9 Financial Pros Share Their Secrets to Successfully Taking RMDs — and Minimizing Taxes While Doing It

Full Article Link: MarketWatch – 9 Financial Pros Share Their Secrets to Successfully Taking RMDs

Quote from Stephan Shipe

“Required minimum distributions are one of the most nuanced areas of retirement planning—there’s no one-size-fits-all approach. The smartest way to take them starts with looking at your expected tax rate in the future. That means running projections to see what your tax rate will be after RMDs begin, and whether it makes sense to convert earlier to reduce them.

Your strategy should consider your early retirement tax rate, your later retirement tax rate, and the mix of tax-deferred versus taxable assets you already hold. RMDs and Roth conversions are highly personal decisions, and they also depend on your own beliefs about where tax rates are headed. Be very wary of anyone peddling a blanket RMD strategy—it should always be tailored to your situation.”
—Dr. Stephan Shipe, Founder of Scholar Financial Advising

Key Takeaways

  • Start planning in your 60s. Early planning allows retirees to use tools like Roth conversions to reduce the size of tax-deferred accounts before RMDs kick in at age 73, minimizing future tax burdens.
  • Don’t wait until December.
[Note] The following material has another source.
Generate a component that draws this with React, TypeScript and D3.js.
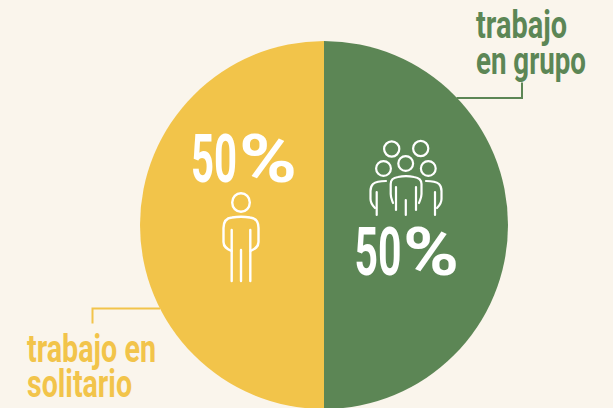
import React from "react";
import * as d3 from "d3";

const width = 613;
const height = 408;
const categories = ["trabajo en grupo", "trabajo en solitario"];
const shares = [50, 50];
const colors = ["#5C8655", "#F2C44A"];
const font = "'Liberation Sans Narrow', 'Roboto', sans-serif";

const labelLines = [
  { text: "trabajo", x: 476, y: 38, len: 91, size: 39, fill: colors[0] },
  { text: "en grupo", x: 476, y: 74, len: 110, size: 39, fill: colors[0] },
  { text: "trabajo en", x: 27, y: 362, len: 129, size: 39, fill: colors[1] },
  { text: "solitario", x: 27, y: 397, len: 105, size: 39, fill: colors[1] },
];
const pctLabels = [
  { value: "50", sign: "%", x: 191, y: 181.5, numLen: 46, signX: 239, signLen: 58 },
  { value: "50", sign: "%", x: 354.5, y: 275, numLen: 47, signX: 403, signLen: 56 },
];

function Person({ cx, top }: { cx: number; top: number }) {
  return (
    <g transform={`translate(${cx},${top})`} fill="none" stroke="#fff" strokeWidth={2.4} strokeLinecap="round" strokeLinejoin="round">
      <ellipse cx={0} cy={9.5} rx={8.8} ry={9.3} />
      <path d="M-9.5,58 C-14,56 -17.5,54 -17.5,49 L-17.5,35 C-17.5,28 -14,25 -9,24.5 C-3,23.5 3,23.5 9,24.5 C14,25 17.5,28 17.5,35 L17.5,49 C17.5,54 14,56 9.5,58" />
      <path d="M-9.3,37 L-9.3,88 M9.3,37 L9.3,88 M0,57 L0,88" />
    </g>
  );
}

function Crowd() {
  return (
    <g fill="none" stroke="#fff" strokeWidth={2.2} strokeLinecap="round" strokeLinejoin="round">
      <circle cx={391.7} cy={149} r={7.6} />
      <circle cx={420.7} cy={148.5} r={7.6} />
      <circle cx={405.7} cy={163.5} r={7.4} />
      <circle cx={383.5} cy={168.5} r={7.4} />
      <circle cx={428.3} cy={168.5} r={7.4} />
      <path d="M393,203 C392,200 390.7,198 390.7,194 L390.7,184 C390.7,179 394,177.5 398,177 C403,176 409,176 414,177 C418,177.5 421.5,179 421.5,184 L421.5,194 C421.5,198 420,200 419,203" />
      <path d="M396,187 L396,210 M416,187 L416,210 M405.8,200 L405.8,215" />
      <path d="M386,181 C380,181 376,181.5 373,184 C371,186 370.5,188 370.5,191 L370.5,199 C370.5,203 372,205 375,208" />
      <path d="M426,181 C432,181 436,181.5 439,184 C441,186 441.5,188 441.5,191 L441.5,199 C441.5,203 440,205 437,208" />
      <path d="M376.7,192 L376.7,215 M435,192 L435,215" />
    </g>
  );
}

export default function App() {
  const pie = d3.pie<number>().sort(null).startAngle(0).endAngle(2 * Math.PI);
  const arc = d3.arc<d3.PieArcDatum<number>>().innerRadius(0).outerRadius(184);
  const arcs = pie(shares);

  return (
    <svg
      width={width}
      height={height}
      viewBox={`0 0 ${width} ${height}`}
      style={{ position: "absolute", left: 0, top: 0, background: "#FAF5EC" }}
      role="img"
      aria-label={categories.join(" / ")}
    >
      <g transform="translate(324,225)">
        {arcs.map((a, i) => (
          <path key={categories[i]} d={arc(a) ?? ""} fill={colors[i]} />
        ))}
      </g>
      <path d="M456.5,98 L522,98 L522,82.5" fill="none" stroke={colors[0]} strokeWidth={2} />
      <path d="M160,308.5 L92.5,308.5 L92.5,323.5" fill="none" stroke={colors[1]} strokeWidth={2} />
      {labelLines.map((l) => (
        <text key={l.text} x={l.x} y={l.y} fontFamily={font} fontWeight={700} fontSize={l.size} fill={l.fill} textLength={l.len} lengthAdjust="spacingAndGlyphs">
          {l.text}
        </text>
      ))}
      {pctLabels.map((l) => (
        <text key={l.x} y={l.y} fontFamily={font} fontWeight={700} fontSize={66} fill="#fff">
          <tspan x={l.x} textLength={l.numLen} lengthAdjust="spacingAndGlyphs">{l.value}</tspan>
          <tspan x={l.signX} textLength={l.signLen} lengthAdjust="spacingAndGlyphs">{l.sign}</tspan>
        </text>
      ))}
      <Person cx={241} top={193} />
      <Crowd />
    </svg>
  );
}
Monthly or quarterly RMD withdrawals can help manage taxes and avoid cash flow crunches. Spreading distributions over the year also reduces market timing risk.
  • Charitable strategies can lower taxes. Qualified charitable distributions (QCDs) allow individuals over 70½ to donate up to $108,000 directly from IRAs to charities, reducing taxable income.
  • Consider taking more than the minimum. Distributing more than the RMD—especially in lower-income years—can reduce the size of taxable accounts passed on to heirs, potentially preserving more wealth.
  • Use a hybrid strategy. Some advisors recommend delaying RMDs to maximize market growth or structuring retirement income to meet RMDs naturally over time through automated payments.
  • Shipe emphasizes that RMDs must be personalized. There’s no universal answer. Your strategy should reflect your current and future tax picture, asset mix, and long-term financial goals.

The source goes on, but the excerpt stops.